By Mark DeSorbo
MILPITAS, Calif.—In a rather surprising entrepreneurial shift that has the potential to significantly impact environmental monitoring in a gamut of industries, Lighthouse Worldwide Solutions, a longtime systems developer, has unveiled a handheld, 0.2-µm particle counter—an ultra-sensitive device that displays both cumulative and differential particle count data through an illuminated touch screen.
“This is a technological breakthrough,” says Demi DeSoto, marketing manager. “You could not get 0.2-µm sensitivity in a handheld device before. Up until now, it took a toaster-sized unit to take those measurements, which involved wheeling it on a cart, and when you're wheeling a cart around, you could be possibly introducing contamination into the cleanroom.”
Lighthouse's lithium ion-battery-powered Handheld 2016 is a departure from developing cleanroom monitoring systems, which it has done predominantly since opening its doors in 1982.
“We were mostly a system provider for cleanroom monitoring systems, but we found that the quality of the products we were using was going down,” says Scott Salton, Lighthouse's vice chair. “We got a lot of perspective from our customers. We felt that we were pushed into a corner, and that we had to develop a product. We couldn't buy them, so we made them ourselves.”
The 2016 also displays temperature and relative humidity data on its 3.8-inch screen, and can be integrated into a larger facility monitoring/management system using AC power.
The 0.2-µm sensitivity operates at a flow rate of 0.1 cubic feet per minute (cfm), which allows the device to simultaneously view six particle sizes up to 2 µm. The unit also includes an audible alarm and a temperature-relative humidity sensor outfitted with a probe.
The lightweight, ergonomically designed 2016 is also equipped with a large memory cache that can store 3,000 records, which can be downloaded onto a PC using the company's LMS Express software. Data can be reported in ISO-14644-1, British Standard-5295 and in Federal-Standard 209E cleanroom environmental monitoring classifications.
Lighthouse already had a 0.3-µm particle counter on the market, and while a tenth of a micron may not seem that big of a leap, attaining that level of sensitivity proved to be a task, warranting a complete evaluation of its latest technology generation.
“One of the greatest challenges was to come up with this level of sensitivity in a handheld device,” says Rocco Pochy, vice president of engineering. “We couldn't just put in a high-power laser, huge lenses or huge electronics the way it was done in the past.”
“The electronics were looked at closely, the optics were evaluated; it was a team effort,” Pochy says. “Everybody brought something to the table. It wasn't any one subsystem.”

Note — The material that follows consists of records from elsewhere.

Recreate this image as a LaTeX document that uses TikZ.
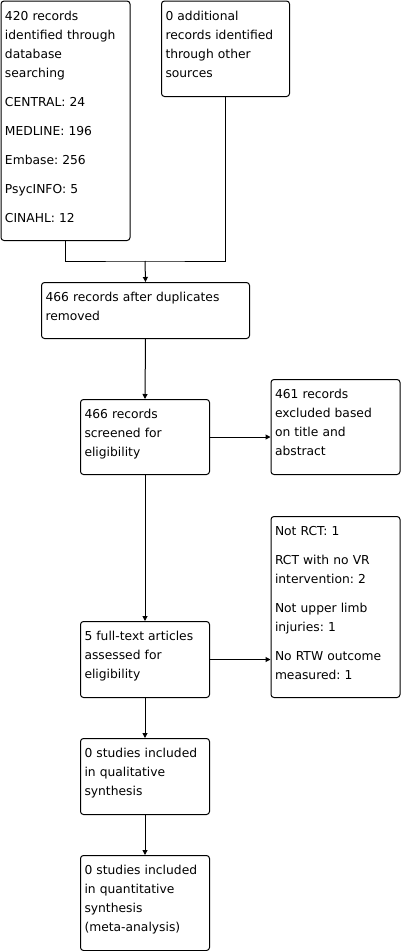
\documentclass[tikz,border=0pt]{standalone}
\usepackage{fontspec}
\setmainfont{DejaVu Sans}
\usepackage{tikz}
\usetikzlibrary{arrows.meta}
\frenchspacing

\begin{document}
\begin{tikzpicture}[
    x=1pt, y=-1pt,
    box/.style={rectangle, draw=black, line width=1pt, rounded corners=3pt, anchor=north west, align=left, inner xsep=4pt, inner ysep=0pt, text width=121pt, text height=19pt, font=\fontsize{12.3}{19}\selectfont},
    widebox/.style={box, text width=200pt},
    arrow/.style={-{Triangle[length=5pt, width=5pt]}, line width=1pt},
    link/.style={line width=1pt}
]
\useasboundingbox (0,0) rectangle (402,951);

% identification
\node[box, text depth=220.5pt] (dbsearch) at (0.5,0.5) {420 records\\identified through\\database\\searching\\[10pt]CENTRAL: 24\\[10pt]MEDLINE: 196\\[10pt]Embase: 256\\[10pt]PsycINFO: 5\\[10pt]CINAHL: 12};
\node[box, text width=120pt, text depth=76.5pt] (othersrc) at (161,0.5) {0 additional\\records identified\\through other\\sources};

% screening
\node[widebox, text depth=37pt] (dedup) at (41,282) {466 records after duplicates\\removed};
\node[box, text depth=56pt] (screened) at (80,399) {466 records\\screened for\\eligibility};
\node[box, text depth=76pt] (excluded) at (270.5,379) {461 records\\excluded based\\on title and\\abstract};

% eligibility
\node[box, text depth=162pt] (reasons) at (270.5,516) {Not RCT: 1\\[10pt]RCT with no VR\\intervention: 2\\[10pt]Not upper limb\\injuries: 1\\[10pt]No RTW outcome\\measured: 1};
\node[box, text depth=57pt] (fulltext) at (80,621) {5 full-text articles\\assessed for\\eligibility};

% included
\node[box, text depth=57pt] (qualit) at (80,738) {0 studies included\\in qualitative\\synthesis};
\node[box, text depth=76pt] (quantit) at (80,855) {0 studies included\\in quantitative\\synthesis\\(meta-analysis)};

% connectors
\coordinate (join) at (145,261);
\draw[link] (dbsearch.south) |- (join) -| (othersrc.south);
\draw[arrow] (join) -- (dedup.north);
\draw[arrow] (dedup.south) -- (screened.north);
\draw[arrow] (screened.east) -- (screened.east -| excluded.west);
\draw[arrow] (screened.south) -- (fulltext.north);
\draw[arrow] (fulltext.east) -- (fulltext.east -| reasons.west);
\draw[arrow] (fulltext.south) -- (qualit.north);
\draw[arrow] (qualit.south) -- (quantit.north);

\end{tikzpicture}
\end{document}
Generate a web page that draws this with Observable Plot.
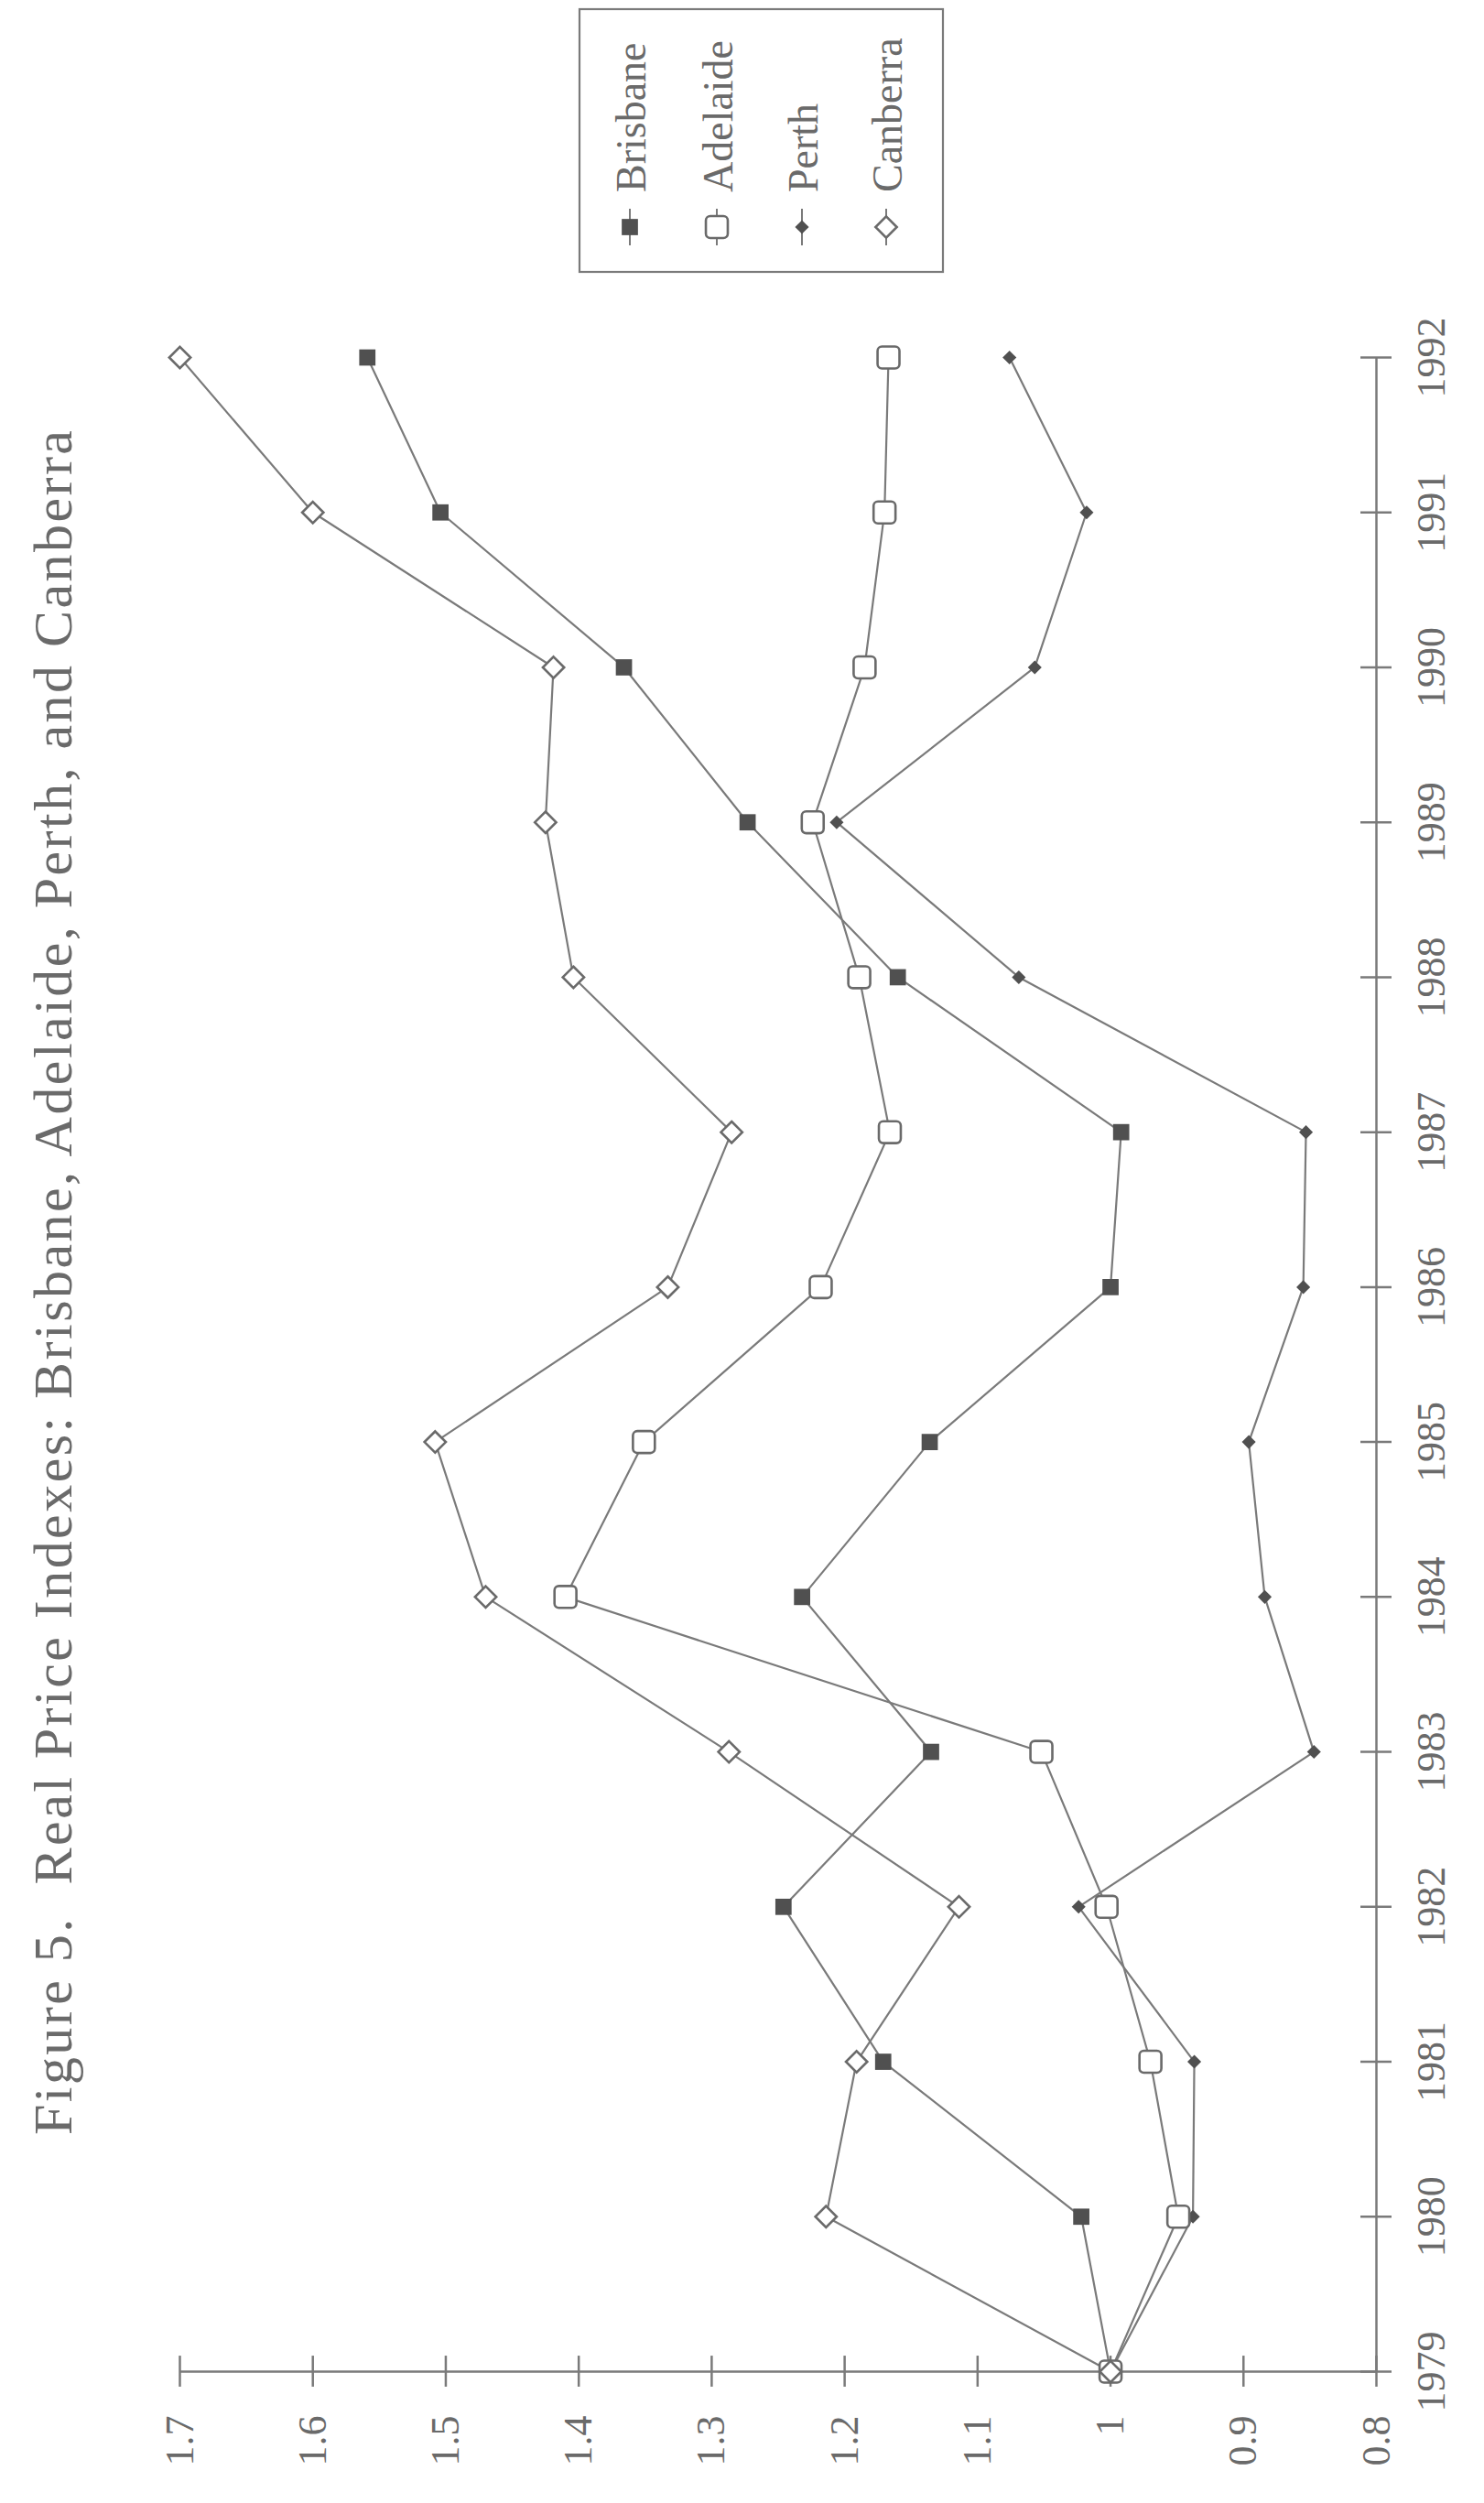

Pochy, along with Bill Shade, optical engineering manager, say it was all a matter of evaluating existing technology, namely honing signal-to-noise ratios that define detection sensitivity.
“We had all the systems experience, and we were able to put a lot of the manufacturing infrastructure in place ourselves because we had already been doing that for years,” says Shade.
And present geometries of optical and microelectronic components needed for such devices are perhaps the smallest and fastest ever, allowing the company to stuff increased sensitivity and greater capabilities into a tight package.